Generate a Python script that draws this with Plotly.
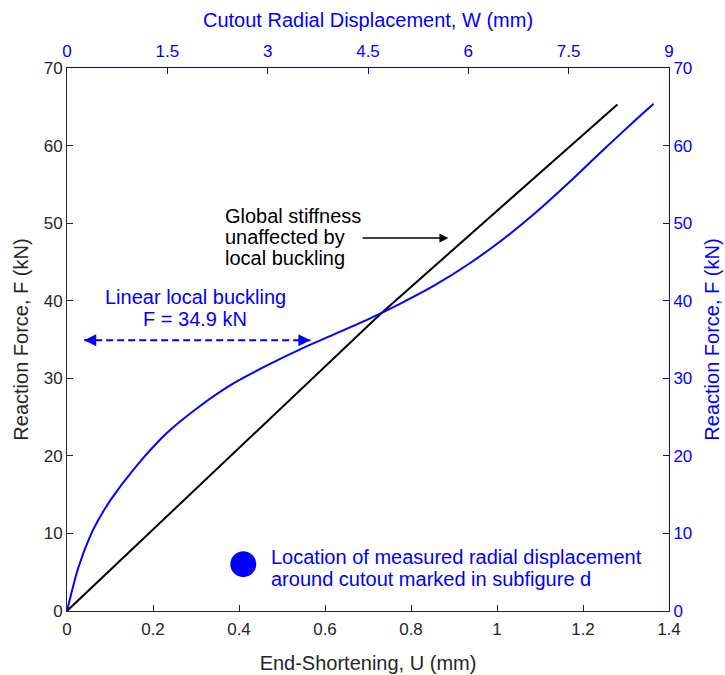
import plotly.graph_objects as go

# Global response: reaction force vs end-shortening
u_global = [0.0, 0.729, 1.28]
f_global = [0.0, 38.3, 65.3]

# Local response: reaction force vs cutout radial displacement
w_local = [0.0, 0.17, 0.36, 0.5, 0.65, 1.0, 1.5, 2.0, 2.5, 3.0, 3.5, 4.0,
           4.5, 5.0, 5.5, 6.0, 6.5, 7.0, 7.5, 8.0, 8.5, 8.77]
f_local = [0.0, 5.6, 9.9, 12.2, 14.3, 18.3, 23.0, 26.5, 29.4, 31.7, 33.8, 35.7,
           37.6, 39.7, 42.0, 44.7, 47.8, 51.3, 55.2, 59.3, 63.3, 65.4]

# Local buckling load
f_buckle = 34.9
u_buckle_span = [0.04, 0.566]

# Marker for the measurement location note
u_dot = [0.41]
f_dot = [6.04]

u_ticks = [0, 0.2, 0.4, 0.6, 0.8, 1, 1.2, 1.4]
w_ticks = [0, 1.5, 3, 4.5, 6, 7.5, 9]
f_ticks = [0, 10, 20, 30, 40, 50, 60, 70]

DARK = "#262626"
BLUE = "#0000ff"
FONT = "Liberation Sans, Arial, sans-serif"
TXT = 20

fig = go.Figure()

fig.add_trace(go.Scatter(x=u_global, y=f_global, mode="lines",
                         line=dict(color="black", width=2),
                         xaxis="x", yaxis="y", hoverinfo="skip"))
fig.add_trace(go.Scatter(x=w_local, y=f_local, mode="lines",
                         line=dict(color=BLUE, width=2, shape="spline", smoothing=0.8),
                         xaxis="x2", yaxis="y2", hoverinfo="skip"))
fig.add_trace(go.Scatter(x=u_dot, y=f_dot, mode="markers",
                         marker=dict(color=BLUE, size=26),
                         xaxis="x", yaxis="y", hoverinfo="skip"))
# dashed double arrow at the buckling load
fig.add_trace(go.Scatter(x=u_buckle_span, y=[f_buckle, f_buckle], mode="lines",
                         line=dict(color=BLUE, width=2, dash="7px,4px"),
                         xaxis="x", yaxis="y", hoverinfo="skip"))

for tip, tail in [(u_buckle_span[0], u_buckle_span[0] + 0.03),
                  (u_buckle_span[1], u_buckle_span[1] - 0.03)]:
    fig.add_annotation(x=tip, y=f_buckle, ax=tail, ay=f_buckle,
                       xref="x", yref="y", axref="x", ayref="y",
                       text="", showarrow=True, arrowhead=2, arrowsize=1.2,
                       arrowwidth=2, arrowcolor=BLUE)


def text_lines(lines, x, ys, color, xanchor):
    for line, y in zip(lines, ys):
        fig.add_annotation(x=x, y=y, xref="x", yref="y", xanchor=xanchor,
                           yanchor="middle", text=line, showarrow=False,
                           font=dict(family=FONT, size=TXT, color=color))


text_lines(["Linear local buckling", "F = 34.9 kN"], 0.298, [40.5, 37.7],
           BLUE, "center")

fig.add_annotation(x=0.887, y=48.1, ax=0.684, ay=48.1,
                   xref="x", yref="y", axref="x", ayref="y",
                   text="", showarrow=True, arrowhead=2, arrowsize=1.2,
                   arrowwidth=1.5, arrowcolor="black")
text_lines(["Global stiffness", "unaffected by", "local buckling"], 0.362,
           [50.95, 48.15, 45.5], "black", "left")

text_lines(["Location of measured radial displacement",
            "around cutout marked in subfigure d"], 0.469,
           [6.9, 4.15], BLUE, "left")

common = dict(showgrid=False, zeroline=False, showline=True, linewidth=1,
              ticks="inside", ticklen=6, tickwidth=1, automargin=False)

fig.update_layout(
    width=725, height=675,
    margin=dict(l=67, r=56, t=68, b=64, autoexpand=False),
    paper_bgcolor="white", plot_bgcolor="white",
    showlegend=False,
    font=dict(family=FONT, size=17, color=DARK),
    xaxis=dict(range=[0, 1.4], tickvals=u_ticks,
               ticktext=[f"{v:g}" for v in u_ticks],
               linecolor=DARK, tickcolor=DARK, ticklabelstandoff=3,
               tickfont=dict(size=17, color=DARK),
               title=dict(text="End-Shortening, U (mm)", standoff=17,
                          font=dict(size=TXT, color=DARK)),
               **common),
    yaxis=dict(range=[0, 70], tickvals=f_ticks,
               linecolor=DARK, tickcolor=DARK,
               tickfont=dict(size=17, color=DARK),
               title=dict(text="Reaction Force, F (kN)", standoff=9,
                          font=dict(size=TXT, color=DARK)),
               **common),
    xaxis2=dict(range=[0, 9], tickvals=w_ticks,
                ticktext=[f"{v:g}" for v in w_ticks],
                overlaying="x", side="top", anchor="y", ticklabelstandoff=3,
                linecolor=BLUE, tickcolor=BLUE,
                tickfont=dict(size=17, color=BLUE),
                title=dict(text="Cutout Radial Displacement, W (mm)", standoff=9,
                           font=dict(size=TXT, color=BLUE)),
                **common),
    yaxis2=dict(range=[0, 70], tickvals=f_ticks,
                overlaying="y", side="right", anchor="x",
                linecolor=BLUE, tickcolor=BLUE,
                tickfont=dict(size=17, color=BLUE),
                title=dict(text="Reaction Force, F (kN)", standoff=13,
                           font=dict(size=TXT, color=BLUE)),
                **common),
)

fig.write_html("out.html")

# # # # # # #

WHAT YOU NEED TO DO => Repeat the material above verbatim, with no pictures in the output.

OUTPUT =>
Generate a Python script that draws this with Plotly.
import plotly.graph_objects as go

# Global response: reaction force vs end-shortening
u_global = [0.0, 0.729, 1.28]
f_global = [0.0, 38.3, 65.3]

# Local response: reaction force vs cutout radial displacement
w_local = [0.0, 0.17, 0.36, 0.5, 0.65, 1.0, 1.5, 2.0, 2.5, 3.0, 3.5, 4.0,
           4.5, 5.0, 5.5, 6.0, 6.5, 7.0, 7.5, 8.0, 8.5, 8.77]
f_local = [0.0, 5.6, 9.9, 12.2, 14.3, 18.3, 23.0, 26.5, 29.4, 31.7, 33.8, 35.7,
           37.6, 39.7, 42.0, 44.7, 47.8, 51.3, 55.2, 59.3, 63.3, 65.4]

# Local buckling load
f_buckle = 34.9
u_buckle_span = [0.04, 0.566]

# Marker for the measurement location note
u_dot = [0.41]
f_dot = [6.04]

u_ticks = [0, 0.2, 0.4, 0.6, 0.8, 1, 1.2, 1.4]
w_ticks = [0, 1.5, 3, 4.5, 6, 7.5, 9]
f_ticks = [0, 10, 20, 30, 40, 50, 60, 70]

DARK = "#262626"
BLUE = "#0000ff"
FONT = "Liberation Sans, Arial, sans-serif"
TXT = 20

fig = go.Figure()

fig.add_trace(go.Scatter(x=u_global, y=f_global, mode="lines",
                         line=dict(color="black", width=2),
                         xaxis="x", yaxis="y", hoverinfo="skip"))
fig.add_trace(go.Scatter(x=w_local, y=f_local, mode="lines",
                         line=dict(color=BLUE, width=2, shape="spline", smoothing=0.8),
                         xaxis="x2", yaxis="y2", hoverinfo="skip"))
fig.add_trace(go.Scatter(x=u_dot, y=f_dot, mode="markers",
                         marker=dict(color=BLUE, size=26),
                         xaxis="x", yaxis="y", hoverinfo="skip"))
# dashed double arrow at the buckling load
fig.add_trace(go.Scatter(x=u_buckle_span, y=[f_buckle, f_buckle], mode="lines",
                         line=dict(color=BLUE, width=2, dash="7px,4px"),
                         xaxis="x", yaxis="y", hoverinfo="skip"))

for tip, tail in [(u_buckle_span[0], u_buckle_span[0] + 0.03),
                  (u_buckle_span[1], u_buckle_span[1] - 0.03)]:
    fig.add_annotation(x=tip, y=f_buckle, ax=tail, ay=f_buckle,
                       xref="x", yref="y", axref="x", ayref="y",
                       text="", showarrow=True, arrowhead=2, arrowsize=1.2,
                       arrowwidth=2, arrowcolor=BLUE)


def text_lines(lines, x, ys, color, xanchor):
    for line, y in zip(lines, ys):
        fig.add_annotation(x=x, y=y, xref="x", yref="y", xanchor=xanchor,
                           yanchor="middle", text=line, showarrow=False,
                           font=dict(family=FONT, size=TXT, color=color))


text_lines(["Linear local buckling", "F = 34.9 kN"], 0.298, [40.5, 37.7],
           BLUE, "center")

fig.add_annotation(x=0.887, y=48.1, ax=0.684, ay=48.1,
                   xref="x", yref="y", axref="x", ayref="y",
                   text="", showarrow=True, arrowhead=2, arrowsize=1.2,
                   arrowwidth=1.5, arrowcolor="black")
text_lines(["Global stiffness", "unaffected by", "local buckling"], 0.362,
           [50.95, 48.15, 45.5], "black", "left")

text_lines(["Location of measured radial displacement",
            "around cutout marked in subfigure d"], 0.469,
           [6.9, 4.15], BLUE, "left")

common = dict(showgrid=False, zeroline=False, showline=True, linewidth=1,
              ticks="inside", ticklen=6, tickwidth=1, automargin=False)

fig.update_layout(
    width=725, height=675,
    margin=dict(l=67, r=56, t=68, b=64, autoexpand=False),
    paper_bgcolor="white", plot_bgcolor="white",
    showlegend=False,
    font=dict(family=FONT, size=17, color=DARK),
    xaxis=dict(range=[0, 1.4], tickvals=u_ticks,
               ticktext=[f"{v:g}" for v in u_ticks],
               linecolor=DARK, tickcolor=DARK, ticklabelstandoff=3,
               tickfont=dict(size=17, color=DARK),
               title=dict(text="End-Shortening, U (mm)", standoff=17,
                          font=dict(size=TXT, color=DARK)),
               **common),
    yaxis=dict(range=[0, 70], tickvals=f_ticks,
               linecolor=DARK, tickcolor=DARK,
               tickfont=dict(size=17, color=DARK),
               title=dict(text="Reaction Force, F (kN)", standoff=9,
                          font=dict(size=TXT, color=DARK)),
               **common),
    xaxis2=dict(range=[0, 9], tickvals=w_ticks,
                ticktext=[f"{v:g}" for v in w_ticks],
                overlaying="x", side="top", anchor="y", ticklabelstandoff=3,
                linecolor=BLUE, tickcolor=BLUE,
                tickfont=dict(size=17, color=BLUE),
                title=dict(text="Cutout Radial Displacement, W (mm)", standoff=9,
                           font=dict(size=TXT, color=BLUE)),
                **common),
    yaxis2=dict(range=[0, 70], tickvals=f_ticks,
                overlaying="y", side="right", anchor="x",
                linecolor=BLUE, tickcolor=BLUE,
                tickfont=dict(size=17, color=BLUE),
                title=dict(text="Reaction Force, F (kN)", standoff=13,
                           font=dict(size=TXT, color=BLUE)),
                **common),
)

fig.write_html("out.html")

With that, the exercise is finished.